I have lately been reading, in small doses, a book called A Fine Brush On Ivory, by Richard Jenkyns (Oxford University Press, 2004), which is a study on Jane Austen's writing. It got me thinking, quite a lot, on why, exactly, I think Jane Austen is so great, and what particular things I should try to learn from her.
So far, as I read through the book, I have concluded (I feel a bit like Sherlock Holmes saying things like this) that Jane Austen's gift is ordinariness and restraint. That doesn't sound quite like I mean it to. But what I admire about her writing is that she takes tiny, small situations with a limited amount of people and an almost non-existent amount of novel-type drama and looks at the drama, at the depth, at the comedy, in ordinary people. Charlotte Bronte couldn't see why Jane Austen caused so much fuss; she thought her books were empty of all proper novelish feelings and scenery and passion. But since my mother died, I have come to realise that when drama happens in real life, it's not generally marked with screams of anguish or wildly beating hearts or whatever it is often marked with in fiction. Real drama is often more subtle than that. A day before Mum died, I was sitting talking with my father (whose first wife, the mother of my siblings, died about 24 years ago) and one of my sisters, and we were listening to Christmas carols. As Away In A Manger played, my Dad suddenly said, "That song has extremely vivid memories for me." He explained that he remembered putting my sister Felicity, who was only two, to bed one night. While next door her mother was in her sickbed, dying, Dad and Felicity lay on the bed singing Away In A Manger.
For me, that story has so much power and poignancy and personality. It involves no hysterics, no wild emotions, no crushingly depressing dialogue. Yet it is more real than most things I've read or watched on TV on the subject of death; it is more dramatic than drama.

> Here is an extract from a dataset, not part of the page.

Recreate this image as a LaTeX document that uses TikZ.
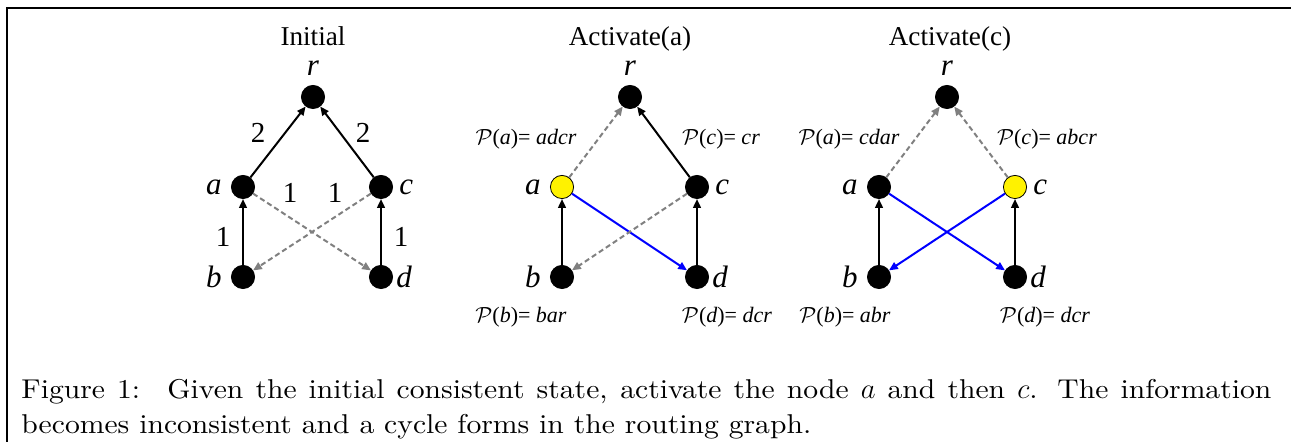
\documentclass[tikz,border=0pt]{standalone}
\usepackage{fontspec}
\newfontfamily\figfont{Liberation Serif}
\newfontfamily\capfont{lmroman10-regular}[Extension=.otf,ItalicFont=lmroman10-italic,FakeStretch=1.09]
\usetikzlibrary{positioning,arrows.meta}

\begin{document}
\begin{tikzpicture}[x=0.5pt,y=-0.5pt,
    vertex/.style={circle,fill=black,draw=black,inner sep=0pt,minimum size=11.6pt},
    active/.style={vertex,fill=yellow,line width=0.4pt},
    title/.style={font=\figfont\fontsize{13.6}{16}\selectfont,inner sep=0pt,anchor=base},
    vname/.style={font=\figfont\itshape\fontsize{15.5}{18}\selectfont,inner sep=0pt},
    weight/.style={font=\figfont\fontsize{14.5}{16}\selectfont,inner sep=0pt},
    route/.style={font=\figfont\fontsize{11}{14}\selectfont,inner sep=0pt},
    tree/.style={-{Triangle[length=4.4pt,width=3.8pt]},line width=1pt},
    old/.style={tree,gray,dash pattern=on 2.6pt off 1.6pt},
    new/.style={tree,blue}]
  \useasboundingbox (0,0) rectangle (1291,442);
  \draw[line width=0.6pt] (7,442) -- (7,8) -- (1291,8);

  % initial state
  \node[title] (t1) at (313,46) {Initial};
  \node[vertex] (r1) at (313,97) {};
  \node[vertex] (a1) at (243,187) {};
  \node[vertex] (c1) at (381,187) {};
  \node[vertex] (b1) at (243,277) {};
  \node[vertex] (d1) at (381,277) {};
  \node[vname, above=4.5pt of r1] (nr1) {r};
  \node[vname, left=4.5pt of a1] (na1) {a};
  \node[vname, right=3pt of c1] (nc1) {c};
  \node[vname, left=4.5pt of b1] (nb1) {b};
  \node[vname, right=1.5pt of d1] (nd1) {d};
  \draw[tree] (a1) -- (r1);
  \draw[tree] (c1) -- (r1);
  \draw[tree] (b1) -- (a1);
  \draw[tree] (d1) -- (c1);
  \draw[old] (a1) -- (d1);
  \draw[old] (c1) -- (b1);
  \node[weight] (w1) at (258,133) {2};
  \node[weight] (w2) at (363,133) {2};
  \node[weight] (w3) at (290,193) {1};
  \node[weight] (w4) at (335,193) {1};
  \node[weight] (w5) at (223,237) {1};
  \node[weight] (w6) at (401,237) {1};

  % activate a
  \node[title] (t2) at (630,46) {Activate(a)};
  \node[vertex] (r2) at (630,97) {};
  \node[active] (a2) at (562,187) {};
  \node[vertex] (c2) at (697,187) {};
  \node[vertex] (b2) at (562,277) {};
  \node[vertex] (d2) at (697,277) {};
  \node[vname, above=4.5pt of r2] (nr2) {r};
  \node[vname, left=4.5pt of a2] (na2) {a};
  \node[vname, right=3pt of c2] (nc2) {c};
  \node[vname, left=4.5pt of b2] (nb2) {b};
  \node[vname, right=1.5pt of d2] (nd2) {d};
  \draw[old] (a2) -- (r2);
  \draw[tree] (c2) -- (r2);
  \draw[tree] (b2) -- (a2);
  \draw[tree] (d2) -- (c2);
  \draw[new] (a2) -- (d2);
  \draw[old] (c2) -- (b2);
  \node[route] (pa2) at (526,139) {$\mathcal{P}$(\textit{a})= \textit{adcr}};
  \node[route] (pc2) at (721,139) {$\mathcal{P}$(\textit{c})= \textit{cr}};
  \node[route] (pb2) at (521,317) {$\mathcal{P}$(\textit{b})= \textit{bar}};
  \node[route] (pd2) at (727,317) {$\mathcal{P}$(\textit{d})= \textit{dcr}};

  % activate c
  \node[title] (t3) at (950,46) {Activate(c)};
  \node[vertex] (r3) at (947,97) {};
  \node[vertex] (a3) at (879,187) {};
  \node[active] (c3) at (1015,187) {};
  \node[vertex] (b3) at (879,277) {};
  \node[vertex] (d3) at (1015,277) {};
  \node[vname, above=4.5pt of r3] (nr3) {r};
  \node[vname, left=4.5pt of a3] (na3) {a};
  \node[vname, right=3pt of c3] (nc3) {c};
  \node[vname, left=4.5pt of b3] (nb3) {b};
  \node[vname, right=1.5pt of d3] (nd3) {d};
  \draw[old] (a3) -- (r3);
  \draw[old] (c3) -- (r3);
  \draw[tree] (b3) -- (a3);
  \draw[tree] (d3) -- (c3);
  \draw[new] (a3) -- (d3);
  \draw[new] (c3) -- (b3);
  \node[route] (pa3) at (849,139) {$\mathcal{P}$(\textit{a})= \textit{cdar}};
  \node[route] (pc3) at (1047,139) {$\mathcal{P}$(\textit{c})= \textit{abcr}};
  \node[route] (pb3) at (845,317) {$\mathcal{P}$(\textit{b})= \textit{abr}};
  \node[route] (pd3) at (1045,317) {$\mathcal{P}$(\textit{d})= \textit{dcr}};

  % caption
  \node[anchor=base west,inner sep=0pt,text width=625pt,align=justify,
        font=\capfont\fontsize{13.6}{17.5}\selectfont] (cap) at (21,399)
    {Figure 1:\quad Given the initial consistent state, activate the node $a$ and then $c$. The information\linebreak
     becomes inconsistent and a cycle forms in the routing graph.};
\end{tikzpicture}
\end{document}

Richard Jenkyns writes, Jane Austen's is a chastened art. Her instinct to purify and concentrate tells her to keep the scenery to a minimum. ... It is significant, too, that there is even less overtly dramatic incident in her later novels than in her earlier work: she does not develop her range in these later books, not, as we might have expected, by taking obviously bigger themes, but through yet more intimacy and refinement. They become even more 'ordinary'. (page 22)
So, in four paragraphs, that is the main reason why I think Jane Austen is great. That is what I am trying to teach myself. Of course there are other things I think she does masterfully, better than anyone else, but if someone were to ask me one reason why I love her writing so much, that would be what I would say... maybe in a more concise version!
[Photo at the top: Lake Tekapo, in April 2005. On same road trip with Eva.]